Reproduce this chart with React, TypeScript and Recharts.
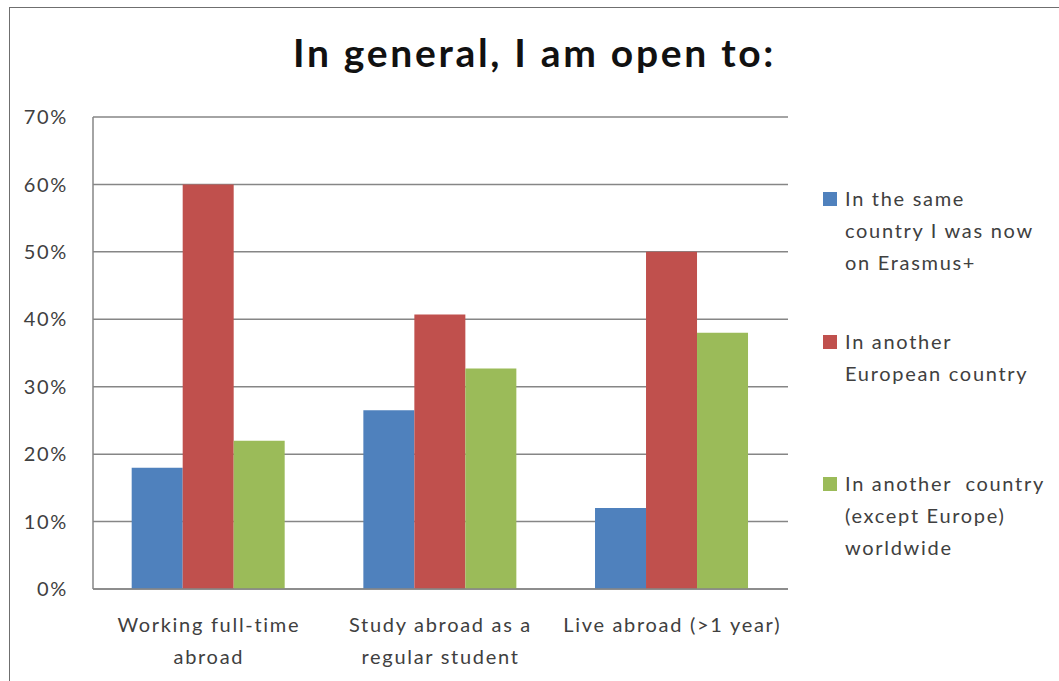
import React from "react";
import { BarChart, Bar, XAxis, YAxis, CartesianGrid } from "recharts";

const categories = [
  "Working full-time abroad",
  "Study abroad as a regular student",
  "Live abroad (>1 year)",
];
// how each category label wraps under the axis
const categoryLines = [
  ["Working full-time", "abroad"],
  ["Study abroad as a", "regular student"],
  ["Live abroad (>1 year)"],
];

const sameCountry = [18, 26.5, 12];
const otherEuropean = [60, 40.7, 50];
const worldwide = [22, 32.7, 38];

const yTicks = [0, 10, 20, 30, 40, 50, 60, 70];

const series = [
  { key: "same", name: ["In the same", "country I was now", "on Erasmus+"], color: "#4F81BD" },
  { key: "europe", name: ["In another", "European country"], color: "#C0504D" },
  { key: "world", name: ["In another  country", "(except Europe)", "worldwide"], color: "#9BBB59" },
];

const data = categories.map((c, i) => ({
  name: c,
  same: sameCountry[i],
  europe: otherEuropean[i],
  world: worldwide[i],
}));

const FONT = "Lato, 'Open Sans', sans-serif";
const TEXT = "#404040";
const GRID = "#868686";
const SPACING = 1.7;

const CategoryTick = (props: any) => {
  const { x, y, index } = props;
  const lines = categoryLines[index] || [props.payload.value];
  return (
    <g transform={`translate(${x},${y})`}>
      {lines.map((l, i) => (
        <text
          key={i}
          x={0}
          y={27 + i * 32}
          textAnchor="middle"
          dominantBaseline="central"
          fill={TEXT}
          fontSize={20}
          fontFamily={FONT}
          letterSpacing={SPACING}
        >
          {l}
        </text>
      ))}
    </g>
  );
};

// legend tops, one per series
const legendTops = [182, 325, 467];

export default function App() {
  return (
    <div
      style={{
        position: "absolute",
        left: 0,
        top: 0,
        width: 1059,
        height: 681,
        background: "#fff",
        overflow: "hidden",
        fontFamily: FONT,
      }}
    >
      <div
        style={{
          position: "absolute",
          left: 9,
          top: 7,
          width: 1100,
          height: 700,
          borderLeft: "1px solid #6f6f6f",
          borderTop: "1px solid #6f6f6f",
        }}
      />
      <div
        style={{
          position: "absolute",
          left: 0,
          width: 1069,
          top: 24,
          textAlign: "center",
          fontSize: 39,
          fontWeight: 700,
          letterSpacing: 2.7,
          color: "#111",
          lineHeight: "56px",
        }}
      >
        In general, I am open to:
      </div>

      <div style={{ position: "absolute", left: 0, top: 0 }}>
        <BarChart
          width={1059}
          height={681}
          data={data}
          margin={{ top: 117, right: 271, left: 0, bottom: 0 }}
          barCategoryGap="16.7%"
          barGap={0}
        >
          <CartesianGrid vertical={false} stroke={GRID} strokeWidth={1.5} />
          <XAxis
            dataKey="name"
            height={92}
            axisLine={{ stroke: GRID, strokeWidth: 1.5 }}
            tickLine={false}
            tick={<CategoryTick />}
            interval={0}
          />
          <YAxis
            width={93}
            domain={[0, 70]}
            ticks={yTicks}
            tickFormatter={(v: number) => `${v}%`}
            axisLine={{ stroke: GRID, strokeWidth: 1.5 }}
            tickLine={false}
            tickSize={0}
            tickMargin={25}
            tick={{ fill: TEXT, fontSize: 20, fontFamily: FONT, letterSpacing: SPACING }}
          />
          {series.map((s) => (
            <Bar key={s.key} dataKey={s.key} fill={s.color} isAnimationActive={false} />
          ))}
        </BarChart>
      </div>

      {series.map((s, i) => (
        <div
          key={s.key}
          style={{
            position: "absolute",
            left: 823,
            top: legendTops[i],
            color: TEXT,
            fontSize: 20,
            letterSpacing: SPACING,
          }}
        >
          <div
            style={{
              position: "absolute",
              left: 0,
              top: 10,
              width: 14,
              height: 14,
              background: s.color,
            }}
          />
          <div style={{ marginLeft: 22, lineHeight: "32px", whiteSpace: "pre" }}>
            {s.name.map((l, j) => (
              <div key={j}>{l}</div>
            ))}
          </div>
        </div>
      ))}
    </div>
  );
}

- - -

[Stated problem]: Reproduce each line word for word and drop the pictures.

[Solution for this problem]:
Reproduce this chart with React, TypeScript and Recharts.
import React from "react";
import { BarChart, Bar, XAxis, YAxis, CartesianGrid } from "recharts";

const categories = [
  "Working full-time abroad",
  "Study abroad as a regular student",
  "Live abroad (>1 year)",
];
// how each category label wraps under the axis
const categoryLines = [
  ["Working full-time", "abroad"],
  ["Study abroad as a", "regular student"],
  ["Live abroad (>1 year)"],
];

const sameCountry = [18, 26.5, 12];
const otherEuropean = [60, 40.7, 50];
const worldwide = [22, 32.7, 38];

const yTicks = [0, 10, 20, 30, 40, 50, 60, 70];

const series = [
  { key: "same", name: ["In the same", "country I was now", "on Erasmus+"], color: "#4F81BD" },
  { key: "europe", name: ["In another", "European country"], color: "#C0504D" },
  { key: "world", name: ["In another  country", "(except Europe)", "worldwide"], color: "#9BBB59" },
];

const data = categories.map((c, i) => ({
  name: c,
  same: sameCountry[i],
  europe: otherEuropean[i],
  world: worldwide[i],
}));

const FONT = "Lato, 'Open Sans', sans-serif";
const TEXT = "#404040";
const GRID = "#868686";
const SPACING = 1.7;

const CategoryTick = (props: any) => {
  const { x, y, index } = props;
  const lines = categoryLines[index] || [props.payload.value];
  return (
    <g transform={`translate(${x},${y})`}>
      {lines.map((l, i) => (
        <text
          key={i}
          x={0}
          y={27 + i * 32}
          textAnchor="middle"
          dominantBaseline="central"
          fill={TEXT}
          fontSize={20}
          fontFamily={FONT}
          letterSpacing={SPACING}
        >
          {l}
        </text>
      ))}
    </g>
  );
};

// legend tops, one per series
const legendTops = [182, 325, 467];

export default function App() {
  return (
    <div
      style={{
        position: "absolute",
        left: 0,
        top: 0,
        width: 1059,
        height: 681,
        background: "#fff",
        overflow: "hidden",
        fontFamily: FONT,
      }}
    >
      <div
        style={{
          position: "absolute",
          left: 9,
          top: 7,
          width: 1100,
          height: 700,
          borderLeft: "1px solid #6f6f6f",
          borderTop: "1px solid #6f6f6f",
        }}
      />
      <div
        style={{
          position: "absolute",
          left: 0,
          width: 1069,
          top: 24,
          textAlign: "center",
          fontSize: 39,
          fontWeight: 700,
          letterSpacing: 2.7,
          color: "#111",
          lineHeight: "56px",
        }}
      >
        In general, I am open to:
      </div>

      <div style={{ position: "absolute", left: 0, top: 0 }}>
        <BarChart
          width={1059}
          height={681}
          data={data}
          margin={{ top: 117, right: 271, left: 0, bottom: 0 }}
          barCategoryGap="16.7%"
          barGap={0}
        >
          <CartesianGrid vertical={false} stroke={GRID} strokeWidth={1.5} />
          <XAxis
            dataKey="name"
            height={92}
            axisLine={{ stroke: GRID, strokeWidth: 1.5 }}
            tickLine={false}
            tick={<CategoryTick />}
            interval={0}
          />
          <YAxis
            width={93}
            domain={[0, 70]}
            ticks={yTicks}
            tickFormatter={(v: number) => `${v}%`}
            axisLine={{ stroke: GRID, strokeWidth: 1.5 }}
            tickLine={false}
            tickSize={0}
            tickMargin={25}
            tick={{ fill: TEXT, fontSize: 20, fontFamily: FONT, letterSpacing: SPACING }}
          />
          {series.map((s) => (
            <Bar key={s.key} dataKey={s.key} fill={s.color} isAnimationActive={false} />
          ))}
        </BarChart>
      </div>

      {series.map((s, i) => (
        <div
          key={s.key}
          style={{
            position: "absolute",
            left: 823,
            top: legendTops[i],
            color: TEXT,
            fontSize: 20,
            letterSpacing: SPACING,
          }}
        >
          <div
            style={{
              position: "absolute",
              left: 0,
              top: 10,
              width: 14,
              height: 14,
              background: s.color,
            }}
          />
          <div style={{ marginLeft: 22, lineHeight: "32px", whiteSpace: "pre" }}>
            {s.name.map((l, j) => (
              <div key={j}>{l}</div>
            ))}
          </div>
        </div>
      ))}
    </div>
  );
}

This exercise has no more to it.